NC LLC Frequently Asked Questions

  • What is an LLC, and why should I form one?

    An LLC is a business structure that offers liability protection for its owners. Forming an LLC in North Carolina provides tax benefits. operational flexibility and protects your personal assets from business liabilities.

  • What if my desired LLC name has already been taken?

    Unfortunately, if your desired LLC name is already taken by another business entity registered in North Carolina, you'll need to choose a different name. 


    The NC Secretary of State's website offers a business name search tool to help you check availability before finalizing your LLC name.

    Learn More
  • Do I need a registered agent for my North Carolina LLC?

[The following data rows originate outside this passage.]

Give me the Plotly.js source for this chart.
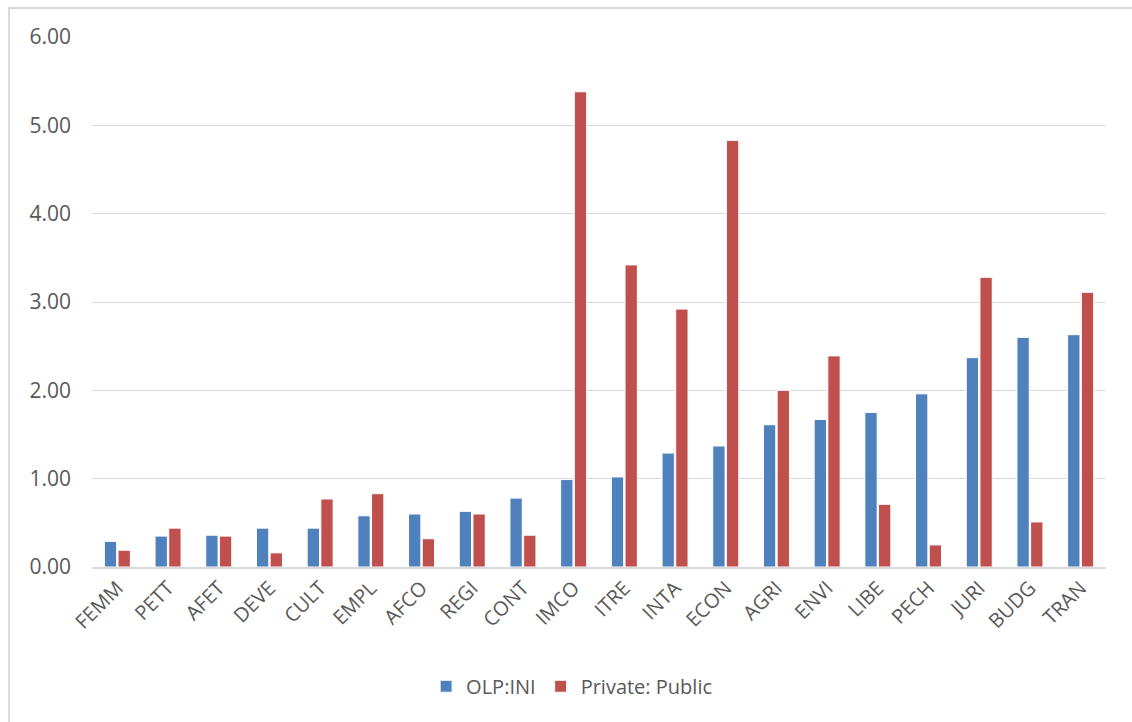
<!DOCTYPE html>
<html>
<head>
<meta charset="utf-8">
<script src="https://cdn.plot.ly/plotly-3.0.1.min.js"></script>
<style>
html,body{margin:0;padding:0;background:#fff;}
#wrap{position:relative;width:1132px;height:722px;overflow:hidden;}
#chart{position:absolute;left:0;top:0;width:1132px;height:722px;}
#frame{position:absolute;left:8px;top:7px;width:1140px;height:740px;border:2px solid #d9d9d9;pointer-events:none;}
</style>
</head>
<body>
<div id="wrap"><div id="chart"></div><div id="frame"></div></div>
<script>
const categories = ["FEMM","PETT","AFET","DEVE","CULT","EMPL","AFCO","REGI","CONT","IMCO","ITRE","INTA","ECON","AGRI","ENVI","LIBE","PECH","JURI","BUDG","TRAN"];
const olpIni = [0.29,0.35,0.36,0.44,0.44,0.58,0.60,0.63,0.78,0.99,1.02,1.29,1.37,1.61,1.67,1.75,1.96,2.37,2.60,2.63];
const privatePublic = [0.19,0.44,0.35,0.16,0.77,0.83,0.32,0.60,0.36,5.38,3.42,2.92,4.83,2.00,2.39,0.71,0.25,3.28,0.51,3.11];
const yTicks = [0,1,2,3,4,5,6];

const fam = "'Open Sans', sans-serif";
const font = {family:fam, color:"#595959", size:20};

const data = [
  {type:"bar", name:"OLP:INI", x:categories, y:olpIni,
   marker:{color:"#4F81BD", line:{color:"#ffffff", width:1}}},
  {type:"bar", name:"Private: Public", x:categories, y:privatePublic,
   marker:{color:"#C0504D", line:{color:"#ffffff", width:1}}}
];
const layout = {
  width:1132, height:722,
  margin:{l:92, r:26, t:37, b:155},
  paper_bgcolor:"#fff", plot_bgcolor:"#fff",
  font:font,
  barmode:"group", bargap:0.46, bargroupgap:0.1,
  showlegend:true,
  legend:{orientation:"h", x:0.473, xanchor:"center", y:-0.225, yanchor:"middle",
          font:{family:fam, color:"#595959", size:20}, itemwidth:30, traceorder:"normal"},
  xaxis:{type:"category", tickangle:-45, showgrid:false, showline:true, linecolor:"#d9d9d9", linewidth:1.5,
         ticks:"", tickfont:{family:fam, color:"#595959", size:20}, fixedrange:true},
  yaxis:{range:[0,6], tickvals:yTicks, ticktext:yTicks.map(v=>v.toFixed(2)),
         showgrid:true, gridcolor:"#d9d9d9", gridwidth:1, zeroline:false, showline:false,
         ticks:"", ticklabelstandoff:20,
         tickfont:{family:fam, color:"#595959", size:21}, fixedrange:true}
};
Plotly.newPlot("chart", data, layout, {displayModeBar:false, staticPlot:true});
</script>
</body>
</html>
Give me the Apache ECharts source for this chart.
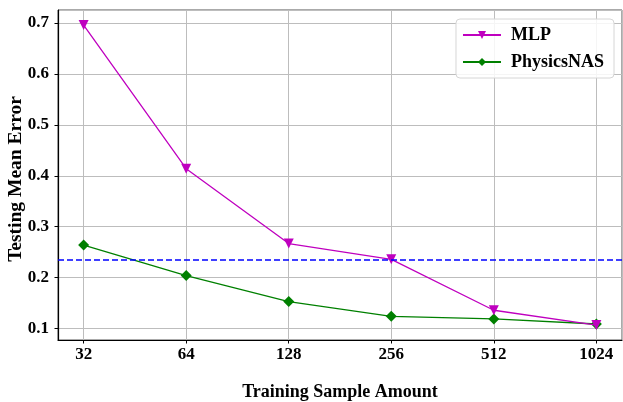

    Yes, a registered agent is required. Your agent must be available during regular business hours to receive official documents for your LLC. You can serve as your agent or choose another person or agency. 

  • Can I change my registered agent?

    You can change your registered agent at any point - file Form LLC-122 with the North Carolina Secretary of State. There's also a required fee associated with this filing. 


    You can find the latest form, filing fee, and instructions on the Secretary of State website:

    Learn More
  • What is an LLC Operating Agreement?

    It is a legal document outlining the rules and regulations of your LLC. While not mandatory in North Carolina, it's highly recommended to protect your business interests.

  • Do I need a lawyer to form an LLC in North Carolina?

    While not strictly required, having an attorney is recommended, especially for complex business structures or if you have specific legal concerns. Many online formation services offer legal document templates and guidance.

  • How much does it cost to form an LLC in North Carolina?

    The 2024 cost associated with forming an LLC in North Carolina is the $125 filing fee for the Articles of Organization submitted to the Secretary of State (expedited approval is extra). 


    There might be additional costs depending on your specific situation, such as fees for hiring a registered agent service, professional legal or accounting services, and any necessary business licenses or permits.

  • Are there annual filing requirements for North Carolina LLCs?

    An annual report to the Secretary of State by April 15th each year is required. A new LLC must file its first report the following April. 


    As of 2024, a $203 filing fee is required for online submissions or $200 for paper filings. Failure to file can result in penalties or dissolution of the LLC.